Grief. Whether we want to or not, we have to deal with it. Sooner or later loss comes, sad stuff happens. If it happens directly to us, we do what is necessary to find our way through, almost always with the assistance of others. When it happens to others close to us, we offer what we can, some of us coping quite well, even managing to be helpful, while others of us never knowing quite what to say or do, always feeling awkward, watching for a reasonable opportunity to escape.
In my work grief is always close by. Ironically, when I “heard” my call to ordained ministry, I did not envision or imagine spending so much time in the grief and loss department. And the fact that my call really emerged from my own dad’s death makes that blind spot even more glaring. How could I have not seen that coming?!
Still, I am not one of those people who is “good” with grief. Over the years I have come to uneasy terms with it. However, it is quite different being on the edge of someone else’s loss, stepping in to offer what I can as a clergy person, compared to being in the middle of the situation myself. I prefer the former to the latter. I’d rather someone else experience the loss, as cold as that may sound, I’m just being honest.
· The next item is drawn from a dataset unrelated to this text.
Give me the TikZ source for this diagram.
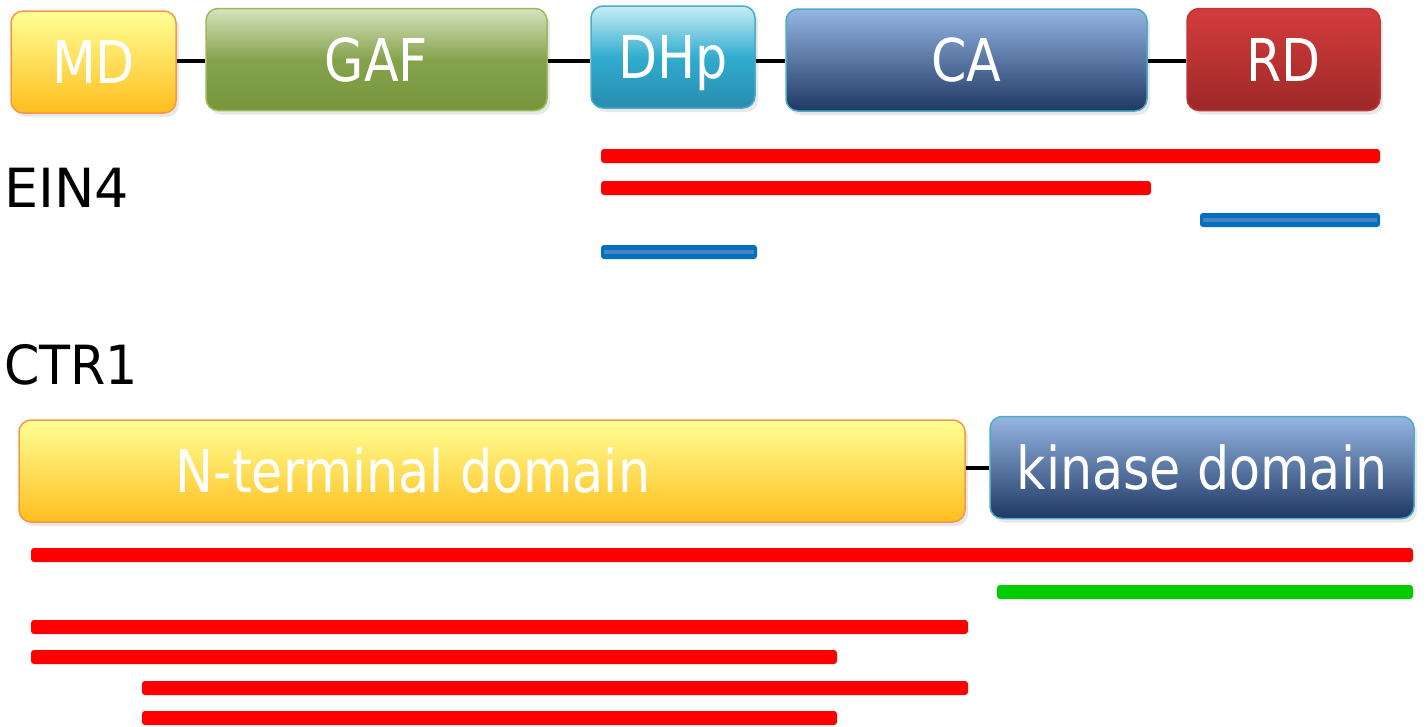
\documentclass[tikz,border=0pt]{standalone}
\usepackage{fontspec}
\setmainfont{DejaVu Sans}
\usepackage{graphicx}
\usetikzlibrary{shadows}

\definecolor{mdtop}{RGB}{255,255,150}
\definecolor{mdbot}{RGB}{255,190,30}
\definecolor{mdline}{RGB}{247,150,70}
\definecolor{gaftop}{RGB}{215,228,189}
\definecolor{gafbot}{RGB}{119,150,58}
\definecolor{gafline}{RGB}{155,187,89}
\definecolor{dhptop}{RGB}{200,238,248}
\definecolor{dhpmid}{RGB}{49,172,206}
\definecolor{dhpbot}{RGB}{40,140,175}
\definecolor{caline}{RGB}{75,172,198}
\definecolor{catop}{RGB}{149,181,226}
\definecolor{cabot}{RGB}{31,56,100}
\definecolor{rdtop}{RGB}{212,60,60}
\definecolor{rdbot}{RGB}{158,40,40}
\definecolor{barred}{RGB}{255,0,0}
\definecolor{bargreen}{RGB}{0,204,0}
\definecolor{barblue}{RGB}{0,112,192}
\definecolor{barlight}{RGB}{79,129,189}

\newcommand{\domtext}[1]{\scalebox{0.86}[1]{#1}}

\tikzset{
  dom/.style={rounded corners=12pt, draw, line width=1.5pt, text=white,
    font=\fontsize{59}{60}\selectfont, text height=43pt, text depth=0pt,
    inner sep=0pt, minimum height=102pt,
    drop shadow={shadow xshift=3pt, shadow yshift=-4pt, opacity=0.18}},
  yellowdom/.style={dom, draw=mdline, top color=mdtop, bottom color=mdbot},
  greendom/.style={dom, draw=gafline, top color=gaftop, bottom color=gafbot, middle color=gafbot!85!gaftop},
  cyandom/.style={dom, draw=caline, top color=dhptop, bottom color=dhpbot, middle color=dhpmid},
  bluedom/.style={dom, draw=caline, top color=catop, bottom color=cabot},
  reddom/.style={dom, draw=rdtop!90!black, top color=rdtop, bottom color=rdbot},
  link/.style={line width=4.5pt, black},
  protein/.style={font=\fontsize{54}{56}\selectfont, inner sep=0pt}
}

\begin{document}
\begin{tikzpicture}[x=1pt, y=-1pt]
\useasboundingbox (0,0) rectangle (1427,726);

% EIN4 domains
\node[yellowdom, minimum width=165pt] (md) at (93.5,62) {\domtext{MD}};
\node[greendom, minimum width=341pt] (gaf) at (376.5,59.5) {\domtext{GAF}};
\node[cyandom, minimum width=164pt] (dhp) at (673,57) {\domtext{DHp}};
\node[bluedom, minimum width=361pt] (ca) at (966.5,60) {\domtext{CA}};
\node[reddom, minimum width=193pt] (rd) at (1283.5,59.5) {\domtext{RD}};
\draw[link] (md.east |- 0,61) -- (gaf.west |- 0,61);
\draw[link] (gaf.east |- 0,61) -- (dhp.west |- 0,61);
\draw[link] (dhp.east |- 0,61) -- (ca.west |- 0,61);
\draw[link] (ca.east |- 0,61) -- (rd.west |- 0,61);

\node[protein, anchor=base west] (ein4) at (4,207) {EIN4};

\foreach \xa/\xb/\yy in {601/1380/156, 601/1151/188}
{
  \fill[barred, rounded corners=3pt] (\xa,\yy-7) rectangle (\xb,\yy+7);
}
\foreach \xa/\xb/\yy in {1200/1380/220, 601/757/252}
{
  \fill[barblue, rounded corners=3pt] (\xa,\yy-7) rectangle (\xb,\yy+7);
  \fill[barlight] (\xa+3,\yy-2) rectangle (\xb-3,\yy+2);
}

% CTR1 domains
\node[protein, anchor=base west] (ctr1) at (4,384) {\scalebox{0.94}[1]{CTR1}};

\node[yellowdom, minimum width=946pt] (nterm) at (492,471) {\domtext{N-terminal domain}\hspace*{158pt}};
\node[bluedom, minimum width=424pt] (kinase) at (1202,467.5) {\domtext{kinase domain}};
\draw[link] (nterm.east |- 0,468) -- (kinase.west |- 0,468);

\foreach \xa/\xb/\yy in {31/1413/555, 31/968/627, 31/837/657, 142/968/688, 142/837/718}
{
  \fill[barred, rounded corners=3pt] (\xa,\yy-7) rectangle (\xb,\yy+7);
}
\fill[bargreen, rounded corners=3pt] (997,585) rectangle (1413,599);
\end{tikzpicture}
\end{document}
On the ninth of October, the day I turned 60, I was sung to after church, received many birthday wishes, and enjoyed cake and ice cream with many of you. Thank you. You helped me turn the dial with a little less pain. I’m grateful.
In the afternoon I drove to Rochester to attend a memorial service for one of my closest friends. So, on the same day I celebrated the beginning of a new decade of life for myself, I also celebrated the end of a life that changed mine.
Dennis and I discovered some 30 years ago, as we served small churches in southwestern Minnesota, and “did time” on a district committee together, that we shared a somewhat warped view of the world and had similarly misshapen senses of humor. We laughed a lot together over the years. Survival tactics.
Dennis was a creative spirit who did all kinds of things that I did not. He baked, designed and created costumes for plays and other events, he drew and painted. He spoke German very well and performed in German a very funny version of “The 3 Little Pigs” that cracked me up every time I saw it.
During the past several years, as his wife Linda’s health failed, he and I were in contact a lot, talking on the phone several times a month, and texting almost daily. He would come to the Cities often to spend part of a day with me…a mental health rendezvous. He helped me survive the move here, and I was nearby as his wife moved toward the final exit. We became very close.
Dennis’ wife died in late June. He spoke at her memorial service on July 31st. He was admitted to the hospital with pneumonia on August 2nd and never came back out. He died September 25th. He was 62.
I will beg your understanding as I take my turn grieving. I am not good at it and I don’t like it, not at all. Dennis’ daughters Blair and Beth don’t either. Your prayers for them and Dennis’ family are welcome. You can even include me if you want. I can use the help, as you well know.